If the price and title and photos all look reasonable, I go to the odometer.

Mileage alone doesn't tell me much. A well-maintained car with higher mileage is often better than a neglected car with low mileage.

But mileage tells me where to look next.

Under 30,000 miles. The car is still early in life. I'm mostly looking for accident history and whether the break-in maintenance was done.

Between 60,000 and 90,000 miles. This is the major service zone on many cars. I want to see if the timing belt, water pump, transmission service, or spark plugs have been done. If not, I'm buying those expenses.

Over 100,000 miles. I want service records. Not promises. Receipts or a Carfax showing regular maintenance. Without records, I assume the maintenance hasn't been done.

I also look for one specific thing in the listing text. "Maintenance records available." Even better, "Timing belt replaced at 80,000 miles." A seller who kept records is a seller who probably took care of the car.

If the listing has no service history and the mileage is over 60,000, I'm done.
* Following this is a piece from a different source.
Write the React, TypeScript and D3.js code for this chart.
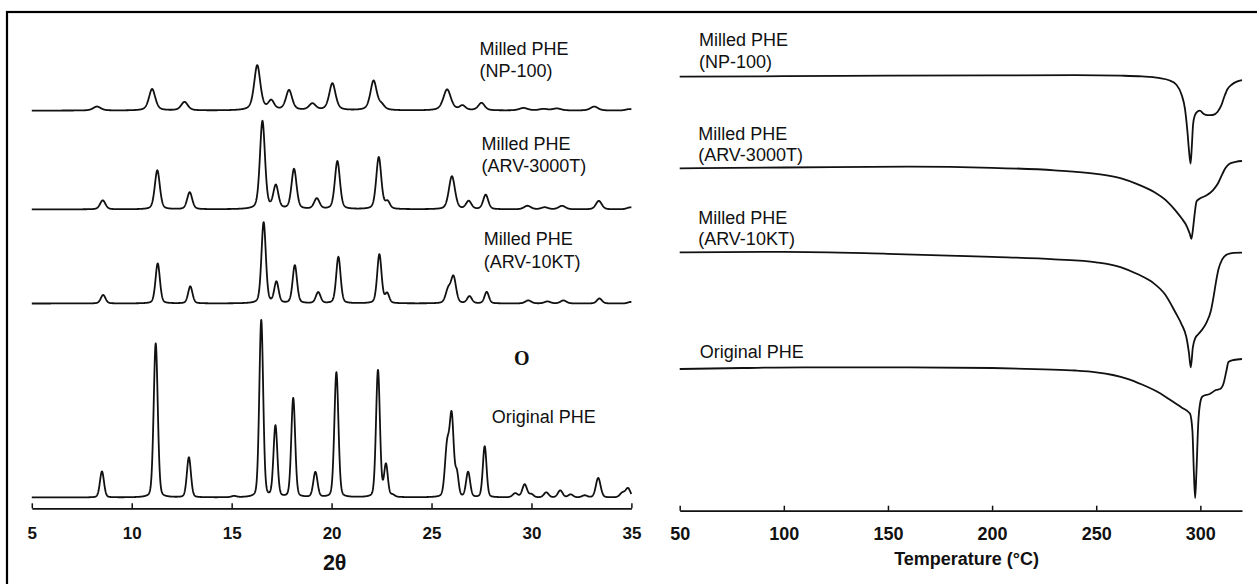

That's too much unknown.


What I Don't Waste Time On

The prose description. "Runs great." "Very clean." "Loaded." None of that means anything. Every listing says the same things.

The blue book value claim. "KBB says this car is worth..." I don't care what KBB says. I care what similar cars are actually selling for in my market.

The "lady driven" or "highway miles" claims. Unprovable and usually irrelevant.

The financing offers. I sort financing separately. The listing's "low monthly payment" is designed to distract me from the total price.

I ignore all of this. It's noise.


The Test I Run After Three Minutes

If a listing passes the three-minute check, I run one more quick test.

I search for the same model and year within a hundred miles. I sort by price and look at the bottom five listings. Those are the cheapest examples on the market.

Then I ask myself: what's wrong with those cheap cars that isn't wrong with this one?

If I can't find a clear difference — mileage, condition, title status, options — then this listing's price might be too high. The market has cheaper examples for a reason.

If I can see why this one costs more — lower miles, cleaner photos, service records mentioned — then the price might be fair.

This test takes thirty seconds and saves me from overpaying.


An Example

I looked at a five-year-old sedan recently. The price was a bit above average. My first reaction was "too high."

Three minute check. Price was above average, but not dramatically. Clean title. Eight good photos including interior and underhood. Mileage was low for the year. The listing specifically said "all service records available from local dealership."

That last line changed everything. Low mileage plus documented service history is rare. The higher price made sense.

I went to see the car. The service records were complete. I bought it. The math worked.

If I had dismissed the listing because the price was above average, I would have missed a good car.

The three minute check isn't about filtering everything out. It's about filtering the noise so you know which listings deserve your time.